PROVIDED DATA:
◆ ◆ ◆ ◆

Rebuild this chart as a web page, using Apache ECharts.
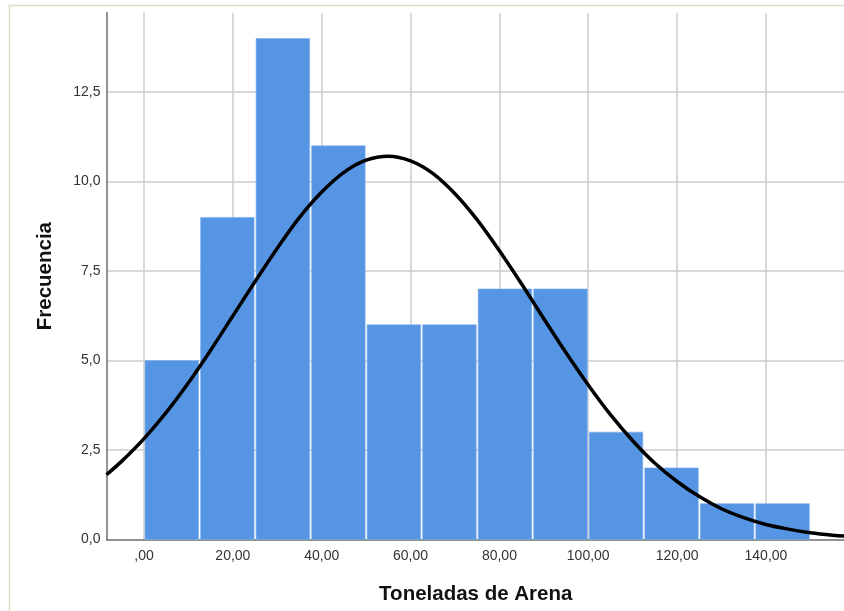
<!DOCTYPE html>
<html>
<head>
<meta charset="utf-8">
<script src="https://cdn.jsdelivr.net/npm/echarts@6/dist/echarts.min.js"></script>
<style>
html,body{margin:0;padding:0;background:#fff;}
#chart{width:844px;height:611px;}
</style>
</head>
<body>
<div id="chart"></div>
<script>
// Histogram bins (Toneladas de Arena)
const binStart = [0, 12.5, 25, 37.5, 50, 62.5, 75, 87.5, 100, 112.5, 125, 137.5];
const binEnd = [12.5, 25, 37.5, 50, 62.5, 75, 87.5, 100, 112.5, 125, 137.5, 150];
const frequency = [5, 9, 14, 11, 6, 6, 7, 7, 3, 2, 1, 1];

// Normal curve
const curveX = [-8.45, -5, 0, 5, 10, 15, 20, 25, 30, 35, 40, 45, 50, 55, 60, 65, 70, 75, 80, 85, 90, 95, 100, 105, 110, 115, 120, 125, 130, 135, 140, 145, 150, 155, 157.8];
const curveY = [1.81, 2.19, 2.82, 3.55, 4.38, 5.29, 6.25, 7.21, 8.14, 9.00, 9.71, 10.26, 10.60, 10.71, 10.58, 10.23, 9.66, 8.93, 8.07, 7.14, 6.17, 5.22, 4.32, 3.49, 2.76, 2.13, 1.62, 1.20, 0.86, 0.61, 0.42, 0.29, 0.19, 0.12, 0.095];

// Axis ranges / ticks
const xMin = -8.45, xMax = 157.8, xStep = 20;
const yMin = 0, yMax = 14.72, yStep = 2.5;

const xTitle = 'Toneladas de Arena';
const yTitle = 'Frecuencia';

const barData = binStart.map((s, i) => [s, binEnd[i], frequency[i]]);
const curveData = curveX.map((x, i) => [x, curveY[i]]);

const chart = echarts.init(document.getElementById('chart'), null, {renderer: 'canvas'});
const labelFont = {fontFamily: 'Liberation Sans, Arial, sans-serif', fontSize: 14, color: '#333'};
chart.setOption({
  animation: false,
  backgroundColor: '#ffffff',
  graphic: [{
    type: 'rect', shape: {x: 9.5, y: 5.5, width: 900, height: 700},
    style: {fill: 'none', stroke: '#e2dcc6', lineWidth: 1.5}, z: -10, silent: true
  }],
  grid: {left: 106.5, top: 12.7, right: -1, bottom: 71.5, containLabel: false, outerBoundsMode: 'none'},
  xAxis: {
    type: 'value', min: xMin, max: xMax,
    minInterval: xStep, maxInterval: xStep, splitNumber: 8,
    name: xTitle, nameLocation: 'middle', nameGap: 44,
    nameTextStyle: {fontFamily: 'Liberation Sans, Arial, sans-serif', fontSize: 20.5, fontWeight: 'bold', color: '#111'},
    axisLine: {show: true, onZero: false, lineStyle: {color: '#6e6e6e', width: 1.5}},
    axisTick: {show: false},
    axisLabel: Object.assign({}, labelFont, {margin: 10, showMinLabel: false, showMaxLabel: false,
      formatter: v => (v === 0 ? ',00' : v.toFixed(2).replace('.', ','))}),
    splitLine: {show: true, showMinLine: false, showMaxLine: false, lineStyle: {color: '#cdcdcd', width: 1.5}}
  },
  yAxis: {
    type: 'value', min: yMin, max: yMax, interval: yStep,
    name: yTitle, nameLocation: 'middle', nameGap: 51, nameRotate: 90,
    nameTextStyle: {fontFamily: 'Liberation Sans, Arial, sans-serif', fontSize: 20.5, fontWeight: 'bold', color: '#111'},
    axisLine: {show: true, onZero: false, lineStyle: {color: '#6e6e6e', width: 1.5}},
    axisTick: {show: false},
    axisLabel: Object.assign({}, labelFont, {margin: 6, showMaxLabel: false,
      formatter: v => v.toFixed(1).replace('.', ',')}),
    splitLine: {show: true, showMinLine: false, showMaxLine: false, lineStyle: {color: '#cdcdcd', width: 1.5}}
  },
  series: [{
    type: 'custom',
    data: barData,
    encode: {x: [0, 1], y: 2},
    renderItem: function (params, api) {
      const p0 = api.coord([api.value(0), api.value(2)]);
      const p1 = api.coord([api.value(1), 0]);
      return {
        type: 'rect',
        shape: {x: p0[0] + 1, y: p0[1], width: p1[0] - p0[0] - 2, height: p1[1] - p0[1]},
        style: {fill: '#5595e4', stroke: '#7aaeee', lineWidth: 0.6}
      };
    },
    z: 2
  }, {
    type: 'line',
    data: curveData,
    smooth: 0.3,
    showSymbol: false,
    lineStyle: {color: '#000', width: 3.5},
    z: 3
  }]
});
</script>
</body>
</html>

◆ ◆ ◆ ◆

Return all of the data exactly as written, and drop the pictures.

EXERCISE RESULT:
Rebuild this chart as a web page, using Apache ECharts.
<!DOCTYPE html>
<html>
<head>
<meta charset="utf-8">
<script src="https://cdn.jsdelivr.net/npm/echarts@6/dist/echarts.min.js"></script>
<style>
html,body{margin:0;padding:0;background:#fff;}
#chart{width:844px;height:611px;}
</style>
</head>
<body>
<div id="chart"></div>
<script>
// Histogram bins (Toneladas de Arena)
const binStart = [0, 12.5, 25, 37.5, 50, 62.5, 75, 87.5, 100, 112.5, 125, 137.5];
const binEnd = [12.5, 25, 37.5, 50, 62.5, 75, 87.5, 100, 112.5, 125, 137.5, 150];
const frequency = [5, 9, 14, 11, 6, 6, 7, 7, 3, 2, 1, 1];

// Normal curve
const curveX = [-8.45, -5, 0, 5, 10, 15, 20, 25, 30, 35, 40, 45, 50, 55, 60, 65, 70, 75, 80, 85, 90, 95, 100, 105, 110, 115, 120, 125, 130, 135, 140, 145, 150, 155, 157.8];
const curveY = [1.81, 2.19, 2.82, 3.55, 4.38, 5.29, 6.25, 7.21, 8.14, 9.00, 9.71, 10.26, 10.60, 10.71, 10.58, 10.23, 9.66, 8.93, 8.07, 7.14, 6.17, 5.22, 4.32, 3.49, 2.76, 2.13, 1.62, 1.20, 0.86, 0.61, 0.42, 0.29, 0.19, 0.12, 0.095];

// Axis ranges / ticks
const xMin = -8.45, xMax = 157.8, xStep = 20;
const yMin = 0, yMax = 14.72, yStep = 2.5;

const xTitle = 'Toneladas de Arena';
const yTitle = 'Frecuencia';

const barData = binStart.map((s, i) => [s, binEnd[i], frequency[i]]);
const curveData = curveX.map((x, i) => [x, curveY[i]]);

const chart = echarts.init(document.getElementById('chart'), null, {renderer: 'canvas'});
const labelFont = {fontFamily: 'Liberation Sans, Arial, sans-serif', fontSize: 14, color: '#333'};
chart.setOption({
  animation: false,
  backgroundColor: '#ffffff',
  graphic: [{
    type: 'rect', shape: {x: 9.5, y: 5.5, width: 900, height: 700},
    style: {fill: 'none', stroke: '#e2dcc6', lineWidth: 1.5}, z: -10, silent: true
  }],
  grid: {left: 106.5, top: 12.7, right: -1, bottom: 71.5, containLabel: false, outerBoundsMode: 'none'},
  xAxis: {
    type: 'value', min: xMin, max: xMax,
    minInterval: xStep, maxInterval: xStep, splitNumber: 8,
    name: xTitle, nameLocation: 'middle', nameGap: 44,
    nameTextStyle: {fontFamily: 'Liberation Sans, Arial, sans-serif', fontSize: 20.5, fontWeight: 'bold', color: '#111'},
    axisLine: {show: true, onZero: false, lineStyle: {color: '#6e6e6e', width: 1.5}},
    axisTick: {show: false},
    axisLabel: Object.assign({}, labelFont, {margin: 10, showMinLabel: false, showMaxLabel: false,
      formatter: v => (v === 0 ? ',00' : v.toFixed(2).replace('.', ','))}),
    splitLine: {show: true, showMinLine: false, showMaxLine: false, lineStyle: {color: '#cdcdcd', width: 1.5}}
  },
  yAxis: {
    type: 'value', min: yMin, max: yMax, interval: yStep,
    name: yTitle, nameLocation: 'middle', nameGap: 51, nameRotate: 90,
    nameTextStyle: {fontFamily: 'Liberation Sans, Arial, sans-serif', fontSize: 20.5, fontWeight: 'bold', color: '#111'},
    axisLine: {show: true, onZero: false, lineStyle: {color: '#6e6e6e', width: 1.5}},
    axisTick: {show: false},
    axisLabel: Object.assign({}, labelFont, {margin: 6, showMaxLabel: false,
      formatter: v => v.toFixed(1).replace('.', ',')}),
    splitLine: {show: true, showMinLine: false, showMaxLine: false, lineStyle: {color: '#cdcdcd', width: 1.5}}
  },
  series: [{
    type: 'custom',
    data: barData,
    encode: {x: [0, 1], y: 2},
    renderItem: function (params, api) {
      const p0 = api.coord([api.value(0), api.value(2)]);
      const p1 = api.coord([api.value(1), 0]);
      return {
        type: 'rect',
        shape: {x: p0[0] + 1, y: p0[1], width: p1[0] - p0[0] - 2, height: p1[1] - p0[1]},
        style: {fill: '#5595e4', stroke: '#7aaeee', lineWidth: 0.6}
      };
    },
    z: 2
  }, {
    type: 'line',
    data: curveData,
    smooth: 0.3,
    showSymbol: false,
    lineStyle: {color: '#000', width: 3.5},
    z: 3
  }]
});
</script>
</body>
</html>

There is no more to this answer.